The first goat to go was my favorite of my new goats, Physion. My husband has more experience with livestock births and let me know that she was having trouble - the baby coming out wasn't positioned right and I would have to go in and adjust leg positions. I've never had my hand inside an animal before. Since I'd be going inside, I moved her onto the cement pad and Matt went and got hot water to keep things as clean as possible. Then I got to work with Matt talking me through it and me trying to comfort poor Physion while I tried to straighten things out inside. That was an experience - more unpleasant for poor Physion than me, I'm afraid.
I got the first baby straightened out and she came out. Here she is right after birth. Poor thing was exhausted and not sure life was such a great thing.
Then we waited to see how the second baby would present. He was coming out fine so we left her alone (except for Hannah who watched the birth intently) and let her birth her little boy.
So Physion had healthy twins, a girl and a boy, and immediately began bonding with them. She's a fantastic mother. She spent a bit of time on the boy and then turned her attention to the girl for about fifteen minutes. The little girl had been stuck for long enough that she couldn't decide for a bit if living was really worth it. After Matt cleared out her lungs, the best person to convince her that it was worth it was her momma.
Physion convinced her to stick around and she, her brother, and her mother are all doing very well. The intensive involvement in the birth seems to have taken care of the imprinting. The babies are not at all nervous when I enter their recovery pen. Physion's always been the friendliest of my new first fresheners, but she's become a bit more cautious around me. Not that I blame her - she probably remembers where my hand was recently, poor thing.
Physion and her babies.
The babies the next day.
A few days later, Ariel unexpectedly gave birth to twins, also a girl and a boy. Ariel is Hannah's goat - you can tell by her pink collar. Hannah's watched me work with Celtic's babies and was present when I worked with Physion's newborns. When we found Ariel's babies, she immediately went and got some grain for Ariel and came back to work with them.

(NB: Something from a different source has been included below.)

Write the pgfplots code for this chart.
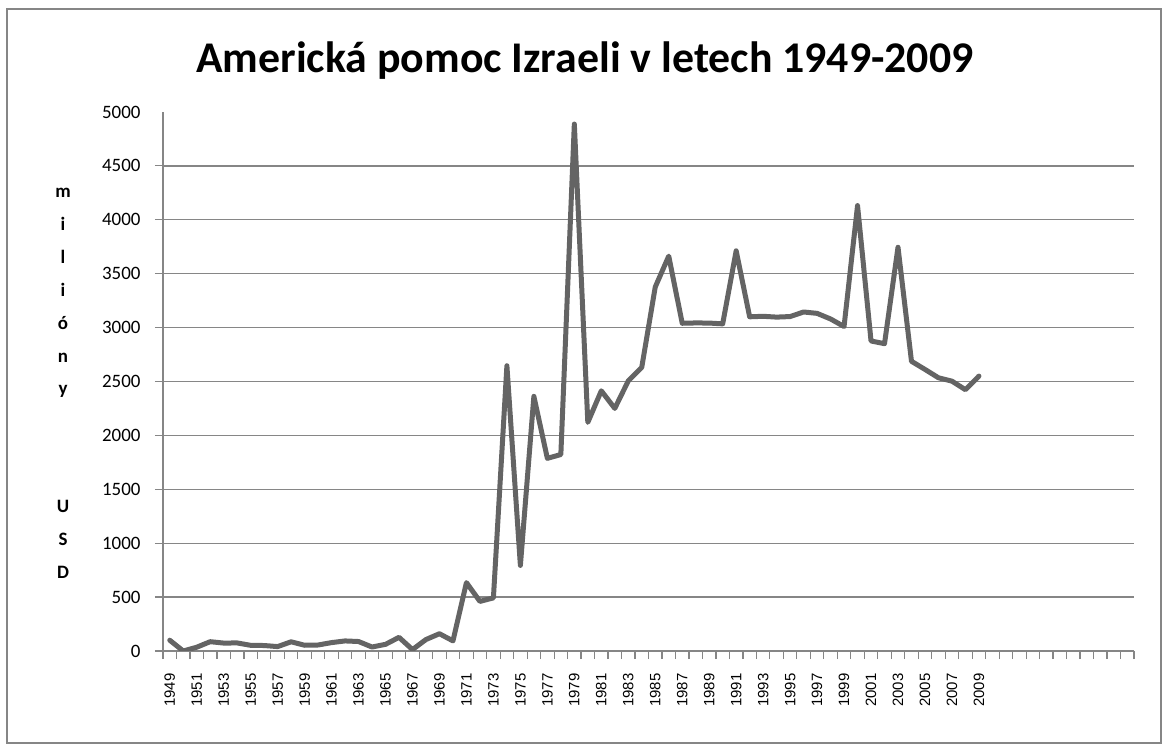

She's been religious about working with them every day since then, several times a day. It's really impressive to see that dedication in a four year old. Three days and counting. :) She's named them. Introducing Trip and Triplip. Ariel appears to be as attentive of a mother as Physion.
Hannah getting grain for her goats.
Ariel and her babies.
Hannah holding the little male.
And the little female.
The only goat we have left to kid out is Tamari, my goat that I got last year.

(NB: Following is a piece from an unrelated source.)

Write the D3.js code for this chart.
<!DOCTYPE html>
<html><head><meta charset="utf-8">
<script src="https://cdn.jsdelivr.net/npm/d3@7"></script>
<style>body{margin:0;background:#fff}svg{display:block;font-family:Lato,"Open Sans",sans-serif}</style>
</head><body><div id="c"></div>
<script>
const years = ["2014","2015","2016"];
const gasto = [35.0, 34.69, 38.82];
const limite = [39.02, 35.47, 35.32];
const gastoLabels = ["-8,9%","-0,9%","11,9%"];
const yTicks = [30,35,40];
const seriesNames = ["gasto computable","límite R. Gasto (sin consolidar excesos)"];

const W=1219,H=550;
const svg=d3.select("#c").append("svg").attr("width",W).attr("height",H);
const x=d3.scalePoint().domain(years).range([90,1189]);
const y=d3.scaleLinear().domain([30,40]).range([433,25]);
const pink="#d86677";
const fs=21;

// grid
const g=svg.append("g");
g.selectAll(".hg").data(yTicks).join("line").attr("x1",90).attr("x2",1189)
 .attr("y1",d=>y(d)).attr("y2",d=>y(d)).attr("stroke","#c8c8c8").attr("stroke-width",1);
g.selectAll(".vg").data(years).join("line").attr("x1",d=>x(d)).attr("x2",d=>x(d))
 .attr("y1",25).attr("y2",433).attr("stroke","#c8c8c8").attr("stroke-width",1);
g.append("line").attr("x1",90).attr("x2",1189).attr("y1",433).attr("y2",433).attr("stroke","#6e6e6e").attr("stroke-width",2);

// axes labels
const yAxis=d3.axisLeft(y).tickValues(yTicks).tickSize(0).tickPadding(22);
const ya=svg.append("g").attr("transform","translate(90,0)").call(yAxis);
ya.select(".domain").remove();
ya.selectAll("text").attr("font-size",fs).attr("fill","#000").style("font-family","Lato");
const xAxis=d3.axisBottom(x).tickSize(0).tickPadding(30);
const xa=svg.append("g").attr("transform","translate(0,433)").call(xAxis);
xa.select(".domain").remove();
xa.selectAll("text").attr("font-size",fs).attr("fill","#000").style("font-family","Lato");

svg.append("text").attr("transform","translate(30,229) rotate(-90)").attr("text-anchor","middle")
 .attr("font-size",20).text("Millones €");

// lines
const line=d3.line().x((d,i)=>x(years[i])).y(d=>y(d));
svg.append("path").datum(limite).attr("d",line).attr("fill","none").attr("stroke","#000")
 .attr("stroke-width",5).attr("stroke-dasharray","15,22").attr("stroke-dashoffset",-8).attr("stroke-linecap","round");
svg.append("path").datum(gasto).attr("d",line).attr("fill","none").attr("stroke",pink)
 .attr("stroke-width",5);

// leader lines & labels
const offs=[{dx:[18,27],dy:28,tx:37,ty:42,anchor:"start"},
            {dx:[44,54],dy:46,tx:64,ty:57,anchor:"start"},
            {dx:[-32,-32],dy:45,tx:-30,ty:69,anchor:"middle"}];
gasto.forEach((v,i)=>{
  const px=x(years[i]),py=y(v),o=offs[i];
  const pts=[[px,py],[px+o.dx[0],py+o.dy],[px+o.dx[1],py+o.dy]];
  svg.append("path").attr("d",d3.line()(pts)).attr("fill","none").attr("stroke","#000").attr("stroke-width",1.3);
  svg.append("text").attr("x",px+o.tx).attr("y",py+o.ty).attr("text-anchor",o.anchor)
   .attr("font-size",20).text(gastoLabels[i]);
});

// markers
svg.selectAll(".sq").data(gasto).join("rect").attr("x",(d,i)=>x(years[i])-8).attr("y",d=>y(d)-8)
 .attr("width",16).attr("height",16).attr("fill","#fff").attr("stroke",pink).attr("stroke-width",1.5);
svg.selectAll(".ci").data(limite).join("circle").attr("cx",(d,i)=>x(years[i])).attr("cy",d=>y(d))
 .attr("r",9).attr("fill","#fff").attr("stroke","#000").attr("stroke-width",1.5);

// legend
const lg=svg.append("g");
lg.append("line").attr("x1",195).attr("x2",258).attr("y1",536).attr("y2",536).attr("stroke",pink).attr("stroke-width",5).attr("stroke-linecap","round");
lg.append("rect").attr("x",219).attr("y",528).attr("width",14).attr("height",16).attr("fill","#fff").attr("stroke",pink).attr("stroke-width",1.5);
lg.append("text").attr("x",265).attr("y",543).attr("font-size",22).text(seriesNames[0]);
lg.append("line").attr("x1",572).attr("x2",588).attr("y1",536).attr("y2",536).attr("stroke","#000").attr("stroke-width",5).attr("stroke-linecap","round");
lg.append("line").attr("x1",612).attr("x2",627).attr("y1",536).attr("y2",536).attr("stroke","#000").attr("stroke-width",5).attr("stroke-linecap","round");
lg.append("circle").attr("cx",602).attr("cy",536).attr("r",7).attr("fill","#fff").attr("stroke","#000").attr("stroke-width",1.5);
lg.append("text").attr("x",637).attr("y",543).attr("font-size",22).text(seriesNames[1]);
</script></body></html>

In other goat news, I've started milking Celtic. Her babies turned two weeks old at the beginning of this week. I pull them off in the evening and put them in a kid pen. The plan is to milk the momma the next morning and put the babies back with her to nurse all day. The momma will of course be glad to be milked in the morning since her bag will be full - it worked like a charm last year with Tamari and Jasmine. Celtic didn't get the memo. Or she got the wrong memo. She seems to think that milking is a medieval torture that can only be countered effectively by literally laying down on the job. She tried kicking, jumping, and sitting. I put the hobbles on her that I'd gotten when I bought three first fresheners. She resorted to laying down. With her head in the milking stand. This may take some time.